START Given material

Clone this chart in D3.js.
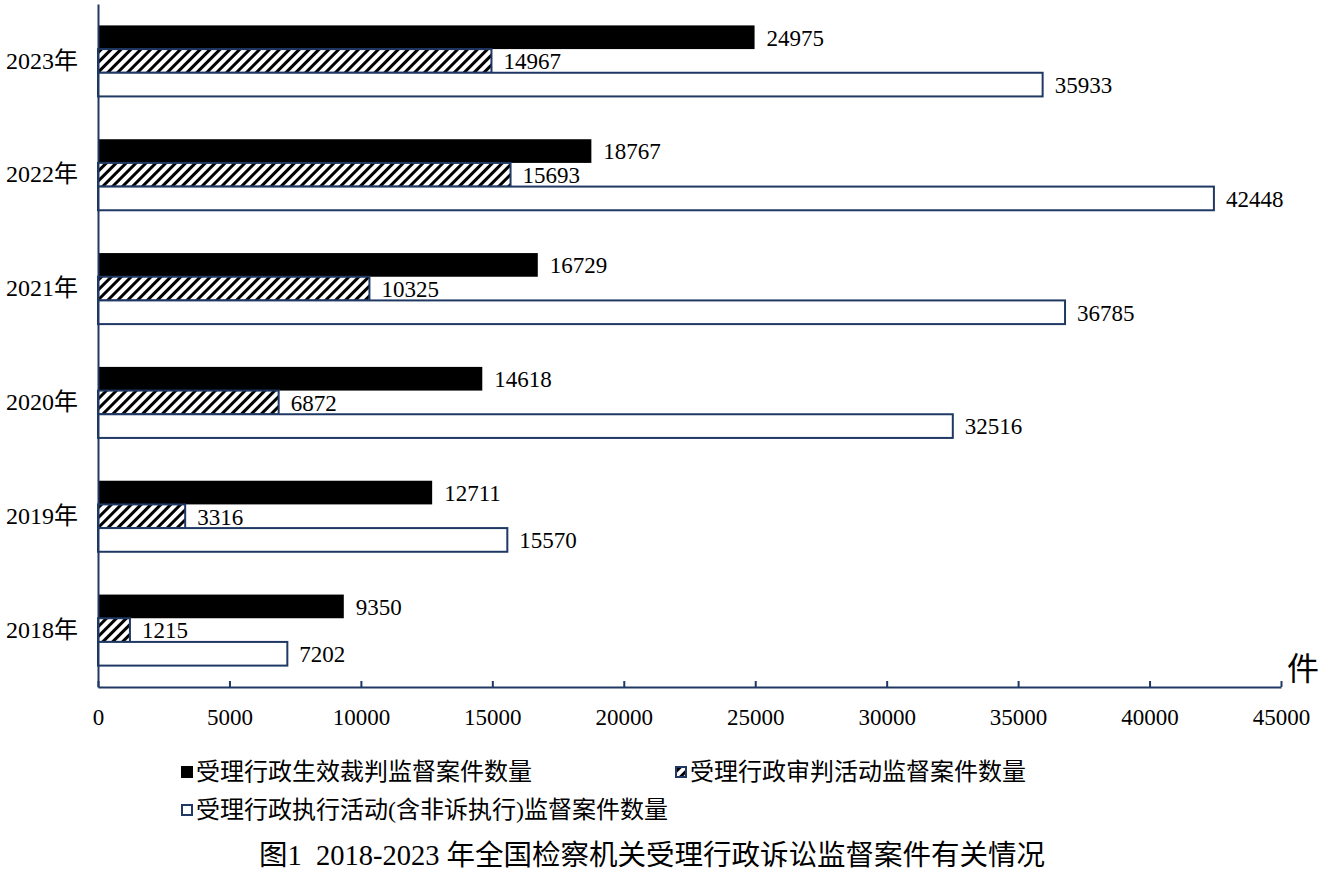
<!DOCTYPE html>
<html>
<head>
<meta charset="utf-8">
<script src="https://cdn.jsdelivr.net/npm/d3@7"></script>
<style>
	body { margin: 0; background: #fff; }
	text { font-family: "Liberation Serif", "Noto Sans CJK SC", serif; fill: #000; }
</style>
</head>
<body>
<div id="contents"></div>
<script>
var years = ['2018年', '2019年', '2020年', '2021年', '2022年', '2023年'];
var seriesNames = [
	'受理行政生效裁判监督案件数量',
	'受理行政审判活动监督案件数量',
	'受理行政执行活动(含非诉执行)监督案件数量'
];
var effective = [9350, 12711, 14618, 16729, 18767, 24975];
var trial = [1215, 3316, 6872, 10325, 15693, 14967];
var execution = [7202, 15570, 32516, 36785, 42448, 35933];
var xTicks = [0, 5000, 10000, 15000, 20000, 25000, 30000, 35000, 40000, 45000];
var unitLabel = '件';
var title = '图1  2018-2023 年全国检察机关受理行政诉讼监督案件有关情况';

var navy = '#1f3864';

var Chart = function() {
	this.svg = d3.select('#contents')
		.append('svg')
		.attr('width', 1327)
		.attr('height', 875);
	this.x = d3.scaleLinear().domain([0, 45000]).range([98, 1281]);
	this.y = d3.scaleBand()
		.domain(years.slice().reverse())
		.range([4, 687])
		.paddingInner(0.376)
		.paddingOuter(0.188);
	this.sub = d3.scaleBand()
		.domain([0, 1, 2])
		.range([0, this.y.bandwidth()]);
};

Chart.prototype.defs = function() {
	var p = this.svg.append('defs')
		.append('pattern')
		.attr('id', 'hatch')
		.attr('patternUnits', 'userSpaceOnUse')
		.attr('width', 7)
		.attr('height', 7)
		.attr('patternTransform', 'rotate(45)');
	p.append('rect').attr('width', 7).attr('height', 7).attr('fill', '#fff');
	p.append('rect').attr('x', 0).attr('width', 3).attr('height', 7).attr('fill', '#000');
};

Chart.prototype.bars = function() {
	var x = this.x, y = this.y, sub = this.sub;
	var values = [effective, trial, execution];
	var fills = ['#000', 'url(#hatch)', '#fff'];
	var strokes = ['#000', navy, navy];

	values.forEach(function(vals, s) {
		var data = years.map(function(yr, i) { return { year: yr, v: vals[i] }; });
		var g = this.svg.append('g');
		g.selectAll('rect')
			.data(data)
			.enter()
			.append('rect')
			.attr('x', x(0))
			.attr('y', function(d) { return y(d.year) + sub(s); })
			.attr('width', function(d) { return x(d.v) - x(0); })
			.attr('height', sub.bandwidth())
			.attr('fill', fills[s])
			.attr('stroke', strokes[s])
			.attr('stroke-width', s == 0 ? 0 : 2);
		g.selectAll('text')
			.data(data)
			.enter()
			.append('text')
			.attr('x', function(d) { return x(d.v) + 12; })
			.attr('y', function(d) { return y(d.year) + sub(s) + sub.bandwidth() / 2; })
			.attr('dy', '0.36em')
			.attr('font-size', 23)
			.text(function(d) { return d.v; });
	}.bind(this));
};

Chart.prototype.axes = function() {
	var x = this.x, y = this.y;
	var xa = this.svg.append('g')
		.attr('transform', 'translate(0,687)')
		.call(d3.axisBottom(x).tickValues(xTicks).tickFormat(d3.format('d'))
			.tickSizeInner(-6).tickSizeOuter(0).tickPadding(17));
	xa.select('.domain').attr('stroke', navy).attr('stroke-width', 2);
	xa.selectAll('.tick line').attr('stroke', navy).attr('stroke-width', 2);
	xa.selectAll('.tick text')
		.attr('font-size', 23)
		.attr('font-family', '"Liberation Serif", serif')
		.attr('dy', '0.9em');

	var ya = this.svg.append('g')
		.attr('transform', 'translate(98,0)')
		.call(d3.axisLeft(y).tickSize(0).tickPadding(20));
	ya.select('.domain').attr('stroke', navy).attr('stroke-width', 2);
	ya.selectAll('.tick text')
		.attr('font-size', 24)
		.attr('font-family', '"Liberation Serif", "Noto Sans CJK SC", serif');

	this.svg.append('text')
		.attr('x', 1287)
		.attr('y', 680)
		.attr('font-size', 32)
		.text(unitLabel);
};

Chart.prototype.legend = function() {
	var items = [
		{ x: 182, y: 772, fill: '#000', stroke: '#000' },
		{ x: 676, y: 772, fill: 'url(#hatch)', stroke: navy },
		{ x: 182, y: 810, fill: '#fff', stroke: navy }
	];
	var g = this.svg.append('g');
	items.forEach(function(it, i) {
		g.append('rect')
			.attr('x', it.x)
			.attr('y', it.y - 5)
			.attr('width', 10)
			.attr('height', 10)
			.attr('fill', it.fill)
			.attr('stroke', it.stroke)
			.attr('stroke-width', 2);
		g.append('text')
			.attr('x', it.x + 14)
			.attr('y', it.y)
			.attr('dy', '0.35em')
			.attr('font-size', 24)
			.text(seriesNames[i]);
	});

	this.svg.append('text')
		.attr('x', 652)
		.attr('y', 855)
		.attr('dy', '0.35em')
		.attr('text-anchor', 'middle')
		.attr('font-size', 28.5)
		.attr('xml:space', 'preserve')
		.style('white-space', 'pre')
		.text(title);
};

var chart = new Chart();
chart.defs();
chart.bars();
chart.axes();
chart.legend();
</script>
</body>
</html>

END Given material

Goal of the exercise:
All the material shown above is to be copied exactly, with no pictures carried over.

Response below:
Clone this chart in D3.js.
<!DOCTYPE html>
<html>
<head>
<meta charset="utf-8">
<script src="https://cdn.jsdelivr.net/npm/d3@7"></script>
<style>
	body { margin: 0; background: #fff; }
	text { font-family: "Liberation Serif", "Noto Sans CJK SC", serif; fill: #000; }
</style>
</head>
<body>
<div id="contents"></div>
<script>
var years = ['2018年', '2019年', '2020年', '2021年', '2022年', '2023年'];
var seriesNames = [
	'受理行政生效裁判监督案件数量',
	'受理行政审判活动监督案件数量',
	'受理行政执行活动(含非诉执行)监督案件数量'
];
var effective = [9350, 12711, 14618, 16729, 18767, 24975];
var trial = [1215, 3316, 6872, 10325, 15693, 14967];
var execution = [7202, 15570, 32516, 36785, 42448, 35933];
var xTicks = [0, 5000, 10000, 15000, 20000, 25000, 30000, 35000, 40000, 45000];
var unitLabel = '件';
var title = '图1  2018-2023 年全国检察机关受理行政诉讼监督案件有关情况';

var navy = '#1f3864';

var Chart = function() {
	this.svg = d3.select('#contents')
		.append('svg')
		.attr('width', 1327)
		.attr('height', 875);
	this.x = d3.scaleLinear().domain([0, 45000]).range([98, 1281]);
	this.y = d3.scaleBand()
		.domain(years.slice().reverse())
		.range([4, 687])
		.paddingInner(0.376)
		.paddingOuter(0.188);
	this.sub = d3.scaleBand()
		.domain([0, 1, 2])
		.range([0, this.y.bandwidth()]);
};

Chart.prototype.defs = function() {
	var p = this.svg.append('defs')
		.append('pattern')
		.attr('id', 'hatch')
		.attr('patternUnits', 'userSpaceOnUse')
		.attr('width', 7)
		.attr('height', 7)
		.attr('patternTransform', 'rotate(45)');
	p.append('rect').attr('width', 7).attr('height', 7).attr('fill', '#fff');
	p.append('rect').attr('x', 0).attr('width', 3).attr('height', 7).attr('fill', '#000');
};

Chart.prototype.bars = function() {
	var x = this.x, y = this.y, sub = this.sub;
	var values = [effective, trial, execution];
	var fills = ['#000', 'url(#hatch)', '#fff'];
	var strokes = ['#000', navy, navy];

	values.forEach(function(vals, s) {
		var data = years.map(function(yr, i) { return { year: yr, v: vals[i] }; });
		var g = this.svg.append('g');
		g.selectAll('rect')
			.data(data)
			.enter()
			.append('rect')
			.attr('x', x(0))
			.attr('y', function(d) { return y(d.year) + sub(s); })
			.attr('width', function(d) { return x(d.v) - x(0); })
			.attr('height', sub.bandwidth())
			.attr('fill', fills[s])
			.attr('stroke', strokes[s])
			.attr('stroke-width', s == 0 ? 0 : 2);
		g.selectAll('text')
			.data(data)
			.enter()
			.append('text')
			.attr('x', function(d) { return x(d.v) + 12; })
			.attr('y', function(d) { return y(d.year) + sub(s) + sub.bandwidth() / 2; })
			.attr('dy', '0.36em')
			.attr('font-size', 23)
			.text(function(d) { return d.v; });
	}.bind(this));
};

Chart.prototype.axes = function() {
	var x = this.x, y = this.y;
	var xa = this.svg.append('g')
		.attr('transform', 'translate(0,687)')
		.call(d3.axisBottom(x).tickValues(xTicks).tickFormat(d3.format('d'))
			.tickSizeInner(-6).tickSizeOuter(0).tickPadding(17));
	xa.select('.domain').attr('stroke', navy).attr('stroke-width', 2);
	xa.selectAll('.tick line').attr('stroke', navy).attr('stroke-width', 2);
	xa.selectAll('.tick text')
		.attr('font-size', 23)
		.attr('font-family', '"Liberation Serif", serif')
		.attr('dy', '0.9em');

	var ya = this.svg.append('g')
		.attr('transform', 'translate(98,0)')
		.call(d3.axisLeft(y).tickSize(0).tickPadding(20));
	ya.select('.domain').attr('stroke', navy).attr('stroke-width', 2);
	ya.selectAll('.tick text')
		.attr('font-size', 24)
		.attr('font-family', '"Liberation Serif", "Noto Sans CJK SC", serif');

	this.svg.append('text')
		.attr('x', 1287)
		.attr('y', 680)
		.attr('font-size', 32)
		.text(unitLabel);
};

Chart.prototype.legend = function() {
	var items = [
		{ x: 182, y: 772, fill: '#000', stroke: '#000' },
		{ x: 676, y: 772, fill: 'url(#hatch)', stroke: navy },
		{ x: 182, y: 810, fill: '#fff', stroke: navy }
	];
	var g = this.svg.append('g');
	items.forEach(function(it, i) {
		g.append('rect')
			.attr('x', it.x)
			.attr('y', it.y - 5)
			.attr('width', 10)
			.attr('height', 10)
			.attr('fill', it.fill)
			.attr('stroke', it.stroke)
			.attr('stroke-width', 2);
		g.append('text')
			.attr('x', it.x + 14)
			.attr('y', it.y)
			.attr('dy', '0.35em')
			.attr('font-size', 24)
			.text(seriesNames[i]);
	});

	this.svg.append('text')
		.attr('x', 652)
		.attr('y', 855)
		.attr('dy', '0.35em')
		.attr('text-anchor', 'middle')
		.attr('font-size', 28.5)
		.attr('xml:space', 'preserve')
		.style('white-space', 'pre')
		.text(title);
};

var chart = new Chart();
chart.defs();
chart.bars();
chart.axes();
chart.legend();
</script>
</body>
</html>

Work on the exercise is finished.